It wasn’t in response to a cybersecurity event or a nudge from regulators that prompted Huntington Bancshares’ board to create a Significant Events Committee in early 2018.
Instead, says Dave Porteous, lead director at the $108 billion bank based in Columbus, Ohio, it was old-fashioned governance principles that drove Huntington’s board to establish the ad hoc committee responsible for responding to the biggest risk faced by banks today: cybersecurity threats.
“Particularly over the last 10 years, the world is changing so quickly it has really become incumbent upon all boards, in my view, to continually be evaluating their governance structure and whether or not they need to make adjustments … to how the world is changing,” Porteous says.
Ask any bank executive or director right now to name the things that cause them to lose sleep at night and cybersecurity will almost invariably be at the top of the list.
Millions of personal records have already been compromised globally, and it can cost even a small bank millions of dollars to rectify a single cyber event. Yet, while it is a common topic in boardrooms, it hasn’t yielded widespread governance restructuring at banks across the United States.
Bank Director’s 2018 Technology Survey found that 93 percent of the 161 chief bank executives, senior technology officers and directors said cybersecurity is an issue of focus by their board.
But a 2018 analysis by Harvard Law School found that just 7 percent of all S&P 500 companies have separate technology committees, though 29 percent of large public bank holding companies above $10 billion in assets have set up just such a thing. This is significant because, as the study noted, cybersecurity is often the responsibility of the technology committee.
Significant events have over time produced mandated changes in corporate structure, like the requirement in Dodd-Frank requiring banks above $10 billion in assets to have a separate risk committee, or the requirement in Sarbanes-Oxley that an audit committee oversee a bank’s independent auditor.
But Porteous argues that banks should not wait for changes in the law to force them into structural changes.
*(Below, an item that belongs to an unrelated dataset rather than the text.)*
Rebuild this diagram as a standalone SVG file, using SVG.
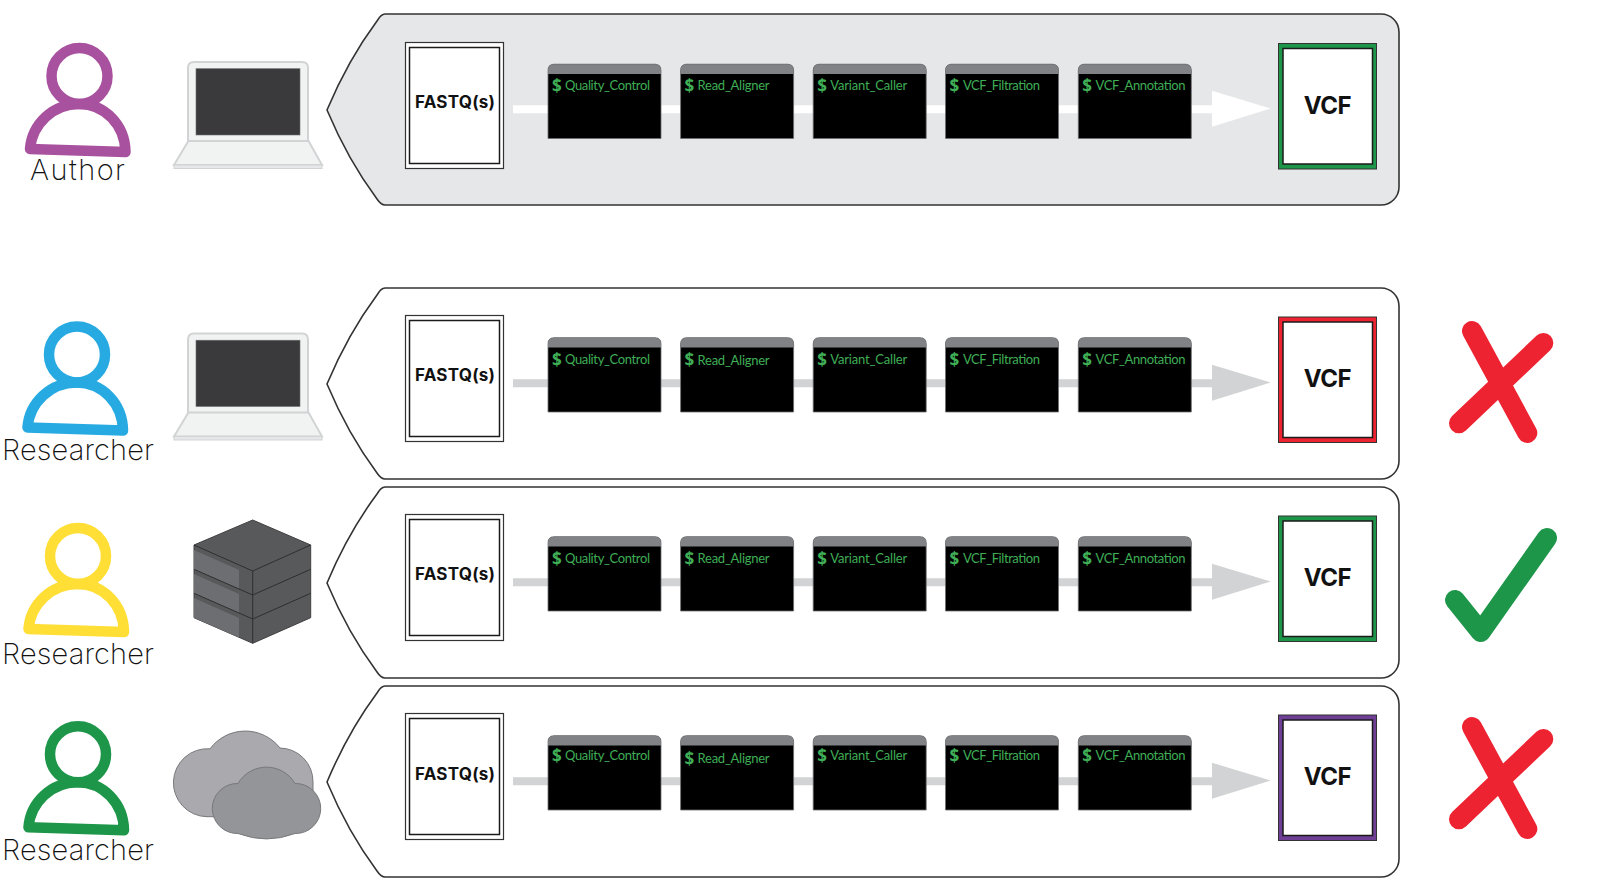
<svg xmlns="http://www.w3.org/2000/svg" width="1600" height="883" viewBox="0 0 1600 883">
<style>
.panel{stroke:#333;stroke-width:1.6}
.white{fill:#fff}.grey{fill:#e6e7e8}
.box{fill:#fff;stroke:#1a1a1a;stroke-width:1.5}
.fq{font:700 17px Inter,"Liberation Sans",sans-serif;text-anchor:middle;fill:#111}
.vcf{font:700 24px Inter,"Liberation Sans",sans-serif;text-anchor:middle;fill:#111}
.who{font:200 29px Inter,"Open Sans",sans-serif;text-anchor:middle;fill:#111}
.cmd{font:400 13px Lato,"Open Sans",sans-serif;fill:#3fae56}
.dol{font:700 17px "Open Sans",sans-serif;fill:#3fae56}
.body{fill:#000}.bar{fill:#808285}
.person{fill:none;stroke-width:10.5;stroke-linejoin:round}
.stroke{fill:none;stroke-width:20;stroke-linecap:round;stroke-linejoin:round}
</style>
<defs>
<path id="outline" d="M385,14H1381A18,18 0 0 1 1399,32V187A18,18 0 0 1 1381,205H385Q381,205 377,199Q348,160 327,110Q348,60 377,21Q381,14 385,14Z"/>
<g id="personShape"><circle cx="79.500" cy="76" r="28"/><path d="M30,149C32,124 53,104 79,104C105,104 125,125 125.500,152Z"/></g>
<g id="laptopShape">
<path d="M174,165L189,140H308L322,165Z" fill="#f1f2f2" stroke="#d1d3d4" stroke-width="2"/>
<rect x="174" y="165" width="148" height="3.500" fill="#e6e7e8" stroke="#d1d3d4" stroke-width="1"/>
<path d="M188,141V68Q188,62 194,62H302Q308,62 308,68V141Z" fill="#f1f2f2" stroke="#d1d3d4" stroke-width="2"/>
<rect x="196" y="68.700" width="104" height="66.300" fill="#3a3a3c" stroke="#6d6e71" stroke-width=".6"/>
</g>
<path id="cross" d="M1472,331L1527.300,433M1543.300,343L1459,423.300"/>
<g id="termShape">
<path d="M548,138.500V70.500Q548,64.200 554,64.200H655Q661,64.200 661,70.500V138.500Z" class="body" stroke="#6d6e71" stroke-width=".8"/>
<path d="M548,74V70.500Q548,64.200 554,64.200H655Q661,64.200 661,70.500V74Z" class="bar"/>
</g>
</defs>

<g id="panels">
<use href="#outline" class="panel grey"/>
<use href="#outline" class="panel white" y="274"/>
<use href="#outline" class="panel white" y="473"/>
<use href="#outline" class="panel white" y="672"/>
</g>

<g id="connectors">
<g fill="#fff"><path d="M513,105.300H1212V90.700L1270.700,108.500L1212,126.700V113.300H513Z"/></g>
<g fill="#d1d3d4">
<path transform="translate(0,274)" d="M513,105.300H1212V90.700L1270.700,108.500L1212,126.700V113.300H513Z"/>
<path transform="translate(0,473)" d="M513,105.300H1212V90.700L1270.700,108.500L1212,126.700V113.300H513Z"/>
<path transform="translate(0,672)" d="M513,105.300H1212V90.700L1270.700,108.500L1212,126.700V113.300H513Z"/>
</g>
</g>

<g id="person-author"><use href="#personShape" class="person" stroke="#a8519e"/><text class="who" x="77.500" y="180" textLength="95">Author</text></g>
<g id="person-blue"><use href="#personShape" class="person" stroke="#27aae1" x="-2.500" y="278.500"/><text class="who" x="78" y="459.700" textLength="152">Researcher</text></g>
<g id="person-yellow"><use href="#personShape" class="person" stroke="#ffde35" x="-1.500" y="480"/><text class="who" x="78" y="663.700" textLength="152">Researcher</text></g>
<g id="person-green"><use href="#personShape" class="person" stroke="#1e964a" x="-1.500" y="678.300"/><text class="who" x="78" y="860" textLength="152">Researcher</text></g>

<g id="laptop-1"><use href="#laptopShape"/></g>
<g id="laptop-2"><use href="#laptopShape" y="271.500"/></g>
<g id="server">
<path d="M252.700,520L310.700,545V617.700L252.700,643.300L194,617.700V545Z" fill="#58595b" stroke="#414042"/>
<path d="M194,550L239,570V589L194,569.300ZM194,574L239,594V613L194,593.300ZM194,598L239,618V637.400L194,617.700Z" fill="#6d6e71"/>
<path d="M194,545L252.700,571L310.700,545M252.700,571V643.300M194,569.300L252.700,595L310.700,569.300M194,593.300L252.700,619L310.700,593.300" fill="none" stroke="#2f2f30" stroke-width="1"/>
</g>
<g id="cloud" stroke="#77787b" stroke-width="1">
<path d="M210,748.800A44,44 0 0 1 280,748A33.500,33.500 0 0 1 313,782V800L240,816.700H207A34,34 0 1 1 210,748.800Z" fill="#a9a9ae"/>
<path d="M238,783.500A33,33 0 0 1 295,783.500A25.010,25.010 0 1 1 295,833.500A80,80 0 0 1 238,833.500A25.010,25.010 0 1 1 238,783.500Z" fill="#939598"/>
</g>

<g id="row1">
<g id="fastq-1"><rect x="405.500" y="42.500" width="98" height="126" fill="#fff" stroke="#333" stroke-width="1.200"/><rect class="box" x="409.500" y="47.500" width="90" height="116"/><text class="fq" x="455" y="108" textLength="80">FASTQ(s)</text></g>
<g id="t1-1"><use href="#termShape"/><text class="dol" x="552" y="92">$</text><text class="cmd" x="565" y="90" textLength="85">Quality_Control</text></g>
<g id="t1-2"><use href="#termShape" x="132.600"/><text class="dol" x="684.600" y="92">$</text><text class="cmd" x="697.600" y="90" textLength="72">Read_Aligner</text></g>
<g id="t1-3"><use href="#termShape" x="265.200"/><text class="dol" x="817.200" y="92">$</text><text class="cmd" x="830.200" y="90" textLength="77">Variant_Caller</text></g>
<g id="t1-4"><use href="#termShape" x="397.500"/><text class="dol" x="949.500" y="92">$</text><text class="cmd" x="963" y="90" textLength="77">VCF_Filtration</text></g>
<g id="t1-5"><use href="#termShape" x="530.300"/><text class="dol" x="1082.300" y="92">$</text><text class="cmd" x="1095.600" y="90" textLength="90">VCF_Annotation</text></g>
<g id="vcf-1"><rect x="1278.500" y="43.500" width="98" height="125.500" fill="#1e964a" stroke="#333" stroke-width="1"/><rect class="box" x="1283" y="48.500" width="89.500" height="115.500"/><text class="vcf" x="1327.700" y="113.500" textLength="48">VCF</text></g>
</g>

<g id="row2" transform="translate(0,273.500)">
<g id="fastq-2"><rect x="405.500" y="42" width="98" height="126" fill="#fff" stroke="#333" stroke-width="1.200"/><rect class="box" x="409.500" y="47" width="90" height="116"/><text class="fq" x="455" y="107" textLength="80">FASTQ(s)</text></g>
<g id="t2-1"><use href="#termShape"/><text class="dol" x="552" y="92.500">$</text><text class="cmd" x="565" y="90.500" textLength="85">Quality_Control</text></g>
<g id="t2-2"><use href="#termShape" x="132.600"/><text class="dol" x="684.600" y="92.500">$</text><text class="cmd" x="697.600" y="91" textLength="72">Read_Aligner</text></g>
<g id="t2-3"><use href="#termShape" x="265.200"/><text class="dol" x="817.200" y="92.500">$</text><text class="cmd" x="830.200" y="90.500" textLength="77">Variant_Caller</text></g>
<g id="t2-4"><use href="#termShape" x="397.500"/><text class="dol" x="949.500" y="92.500">$</text><text class="cmd" x="963" y="90.500" textLength="77">VCF_Filtration</text></g>
<g id="t2-5"><use href="#termShape" x="530.300"/><text class="dol" x="1082.300" y="92.500">$</text><text class="cmd" x="1095.600" y="90.500" textLength="90">VCF_Annotation</text></g>
<g id="vcf-2"><rect x="1278.500" y="43.500" width="98" height="125.500" fill="#ed2331" stroke="#333" stroke-width="1"/><rect class="box" x="1283" y="48.500" width="89.500" height="115.500"/><text class="vcf" x="1327.700" y="113.500" textLength="48">VCF</text></g>
</g>

<g id="row3" transform="translate(0,472.500)">
<g id="fastq-3"><rect x="405.500" y="42" width="98" height="126" fill="#fff" stroke="#333" stroke-width="1.200"/><rect class="box" x="409.500" y="47" width="90" height="116"/><text class="fq" x="455" y="107" textLength="80">FASTQ(s)</text></g>
<g id="t3-1"><use href="#termShape"/><text class="dol" x="552" y="92.500">$</text><text class="cmd" x="565" y="90.500" textLength="85">Quality_Control</text></g>
<g id="t3-2"><use href="#termShape" x="132.600"/><text class="dol" x="684.600" y="92.500">$</text><text class="cmd" x="697.600" y="90.500" textLength="72">Read_Aligner</text></g>
<g id="t3-3"><use href="#termShape" x="265.200"/><text class="dol" x="817.200" y="92.500">$</text><text class="cmd" x="830.200" y="90.500" textLength="77">Variant_Caller</text></g>
<g id="t3-4"><use href="#termShape" x="397.500"/><text class="dol" x="949.500" y="92.500">$</text><text class="cmd" x="963" y="90.500" textLength="77">VCF_Filtration</text></g>
<g id="t3-5"><use href="#termShape" x="530.300"/><text class="dol" x="1082.300" y="92.500">$</text><text class="cmd" x="1095.600" y="90.500" textLength="90">VCF_Annotation</text></g>
<g id="vcf-3"><rect x="1278.500" y="43.500" width="98" height="125.500" fill="#1e964a" stroke="#333" stroke-width="1"/><rect class="box" x="1283" y="48.500" width="89.500" height="115.500"/><text class="vcf" x="1327.700" y="113.500" textLength="48">VCF</text></g>
</g>

<g id="row4" transform="translate(0,671.500)">
<g id="fastq-4"><rect x="405.500" y="42" width="98" height="126" fill="#fff" stroke="#333" stroke-width="1.200"/><rect class="box" x="409.500" y="47" width="90" height="116"/><text class="fq" x="455" y="108" textLength="80">FASTQ(s)</text></g>
<g id="t4-1"><use href="#termShape"/><text class="dol" x="552" y="90.500">$</text><text class="cmd" x="565" y="88.500" textLength="85">Quality_Control</text></g>
<g id="t4-2"><use href="#termShape" x="132.600"/><text class="dol" x="684.600" y="93">$</text><text class="cmd" x="697.600" y="91" textLength="72">Read_Aligner</text></g>
<g id="t4-3"><use href="#termShape" x="265.200"/><text class="dol" x="817.200" y="90.500">$</text><text class="cmd" x="830.200" y="88.500" textLength="77">Variant_Caller</text></g>
<g id="t4-4"><use href="#termShape" x="397.500"/><text class="dol" x="949.500" y="90.500">$</text><text class="cmd" x="963" y="88.500" textLength="77">VCF_Filtration</text></g>
<g id="t4-5"><use href="#termShape" x="530.300"/><text class="dol" x="1082.300" y="90.500">$</text><text class="cmd" x="1095.600" y="88.500" textLength="90">VCF_Annotation</text></g>
<g id="vcf-4"><rect x="1278.500" y="43.500" width="98" height="125.500" fill="#6f3f96" stroke="#333" stroke-width="1"/><rect class="box" x="1283" y="48.500" width="89.500" height="115.500"/><text class="vcf" x="1327.700" y="113.500" textLength="48">VCF</text></g>
</g>

<g id="mark-cross-1"><use href="#cross" class="stroke" stroke="#ed2331"/></g>
<g id="mark-check"><path class="stroke" stroke="#1e964a" d="M1455,600L1480.700,632L1547,538"/></g>
<g id="mark-cross-2"><use href="#cross" class="stroke" stroke="#ed2331" y="396"/></g>
</svg>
The changes should emerge instead from ongoing conversations at institutions about new trends and threats.
“To me the critical thing is constantly be assessing and challenging yourself as a board on the way in which you govern and not to be afraid to make adjustments,” Porteous says. “In other words, create committees to address the current or upcoming issues that enhance the focus (of the board).”
For Huntington, the establishment of the Significant Events Committee was years in the making, but finally came after the board realized it was having similar discussions about the same topic at the board level and in separate committees.
“It was a natural thing for us to take these discussions we were having, both at the board meeting and various committee-level meetings, and then decide that we were spending a significant amount of time in those discussions that it was going to be critically important,” Porteous says.
When formed, the committee included Huntington CEO Stephen Steinour, who chaired the committee; the lead director; the chairs of the technology, risk and audit committees and the “lead cyber director,” the 2018 company proxy said. The committee has since been folded into the broader Technology Committee because of overlapping skill sets, Porteous says, but the bank can reestablish it or other ad hoc committees as necessary.
One such committee was Huntington’s Integration Committee, created when the bank acquired FirstMerit Corp. in 2016. The committee met three times in 2017 after the acquisition and was later dissolved.
But it’s not just cybersecurity or M&A that should qualify as a significant event worthy of a board’s attention. Recurring natural disasters, for instance, including hurricanes in the Southeast and wildfires in the West are examples that might merit a similar response.
Whatever the issue, Porteous suggests boards continually assess their governance structure through annual board-level assessments or just paying attention to what’s in the newspaper every day.
“It’s critical to make those adjustments or adapt to the changing world,” Porteous says.